Pigeon messager lâché d'un char britannique - 1918
4. Autres animaux
- Animaux de ferme (bovins, ovins, porcins) : Des millions ont été réquisitionnés pour nourrir les armées. Ils étaient abattus dans des abattoirs de campagne. Leur mort est directement imputable à l'effort de guerre.
- Chameaux et Dromadaires : Utilisés notamment dans les campagnes du Moyen-Orient (par la Grande-Bretagne contre l'Empire ottoman) et en Afrique du Nord. Des dizaines de milliers sont morts.
- Animaux de tranchées : Les tranchées abritaient une multitude d'animaux "non-officiels" : en plus des mascottes, des milliers de chats furent envoyés dans les tranchées durant la Première Guerre mondiale afin de limiter la prolifération des rongeurs et de servir de détecteurs précoces de gaz moutarde. Des canaris étaient également gardés dans les tranchées et les passages souterrains comme détecteurs de gaz toxiques. Si un canari gisait mort au fond de la cage, les soldats savaient qu'ils n'avaient pas le droit de pénétrer dans la zone. Le nombre de morts parmi ces animaux est incalculable mais extrêmement élevé.

Brigade du corps impérial de chameaux, créée en décembre 1916 par l'Empire britannique.
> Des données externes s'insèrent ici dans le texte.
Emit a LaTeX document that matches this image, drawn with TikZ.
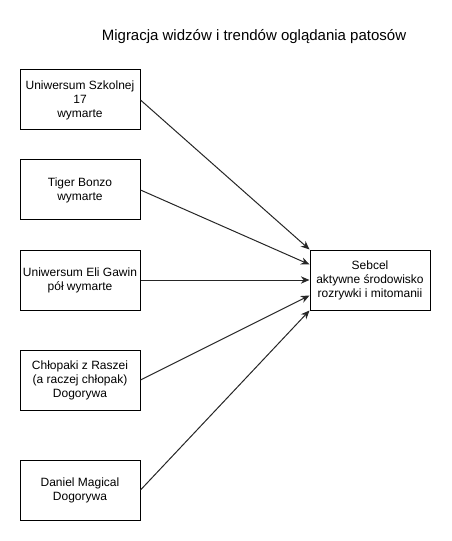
\documentclass[tikz,border=0pt]{standalone}
\usepackage{fontspec}
\setmainfont{Liberation Sans}
\usetikzlibrary{arrows.meta, positioning}

\begin{document}
\begin{tikzpicture}[
  x=0.75pt, y=-0.75pt,
  >={Stealth[length=6.5pt, width=5.5pt]},
  srcbox/.style={draw, line width=0.75pt, align=center, minimum width=90pt,
                 minimum height=45pt, inner sep=2pt,
                 font=\fontsize{9}{10.5}\selectfont},
  arrow/.style={->, line width=0.75pt, draw=black!85}
]
\useasboundingbox (0,0) rectangle (451,541);

%% -- Tytul -----------------------------------------------------------
\node[font=\fontsize{11.25}{13}\selectfont] (title) at (254,37)
  {Migracja widzów i trendów oglądania patosów};

%% -- Zrodla ----------------------------------------------------------
\node[srcbox] (szkolnej) at (80,100) {Uniwersum Szkolnej\\17\\wymarte};
\node[srcbox] (bonzo)    at (80,190) {Tiger Bonzo\\wymarte};
\node[srcbox] (gawin)    at (80,280) {Uniwersum Eli Gawin\\pół wymarte};
\node[srcbox] (raszei)   at (80,380) {Chłopaki z Raszei\\(a raczej chłopak)\\Dogorywa};
\node[srcbox] (magical)  at (80,490) {Daniel Magical\\Dogorywa};

%% -- Cel -------------------------------------------------------------
\node[srcbox] (sebcel) at (370,280)
  {Sebcel\\aktywne środowisko\\rozrywki i mitomanii};

%% -- Strzalki --------------------------------------------------------
\draw[arrow] (szkolnej.east) -- (sebcel.north west);
\draw[arrow] (bonzo.east)    -- ([yshift=-11.25pt]sebcel.north west);
\draw[arrow] (gawin.east)    -- (sebcel.west);
\draw[arrow] (raszei.east)   -- ([yshift=11.25pt]sebcel.south west);
\draw[arrow] (magical.east)  -- (sebcel.south west);

\end{tikzpicture}
\end{document}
Soldat français nourrissant un chat dans les tranchées - 1915
Ces chiffres vertigineux donnent une dimension supplémentaire à l'horreur de la Première Guerre mondiale. Ils rappellent que ce conflit fut non seulement une tragédie humaine, mais aussi une immense tragédie animale, où des millions de bêtes ont été sacrifiées, souvent dans l'oubli de l'Histoire, pour l'effort de guerre des nations.
Aujourd’hui, des monuments existent dans plusieurs pays pour honorer leur sacrifice. Ils nous rappellent que la guerre n’a pas seulement décimé les hommes.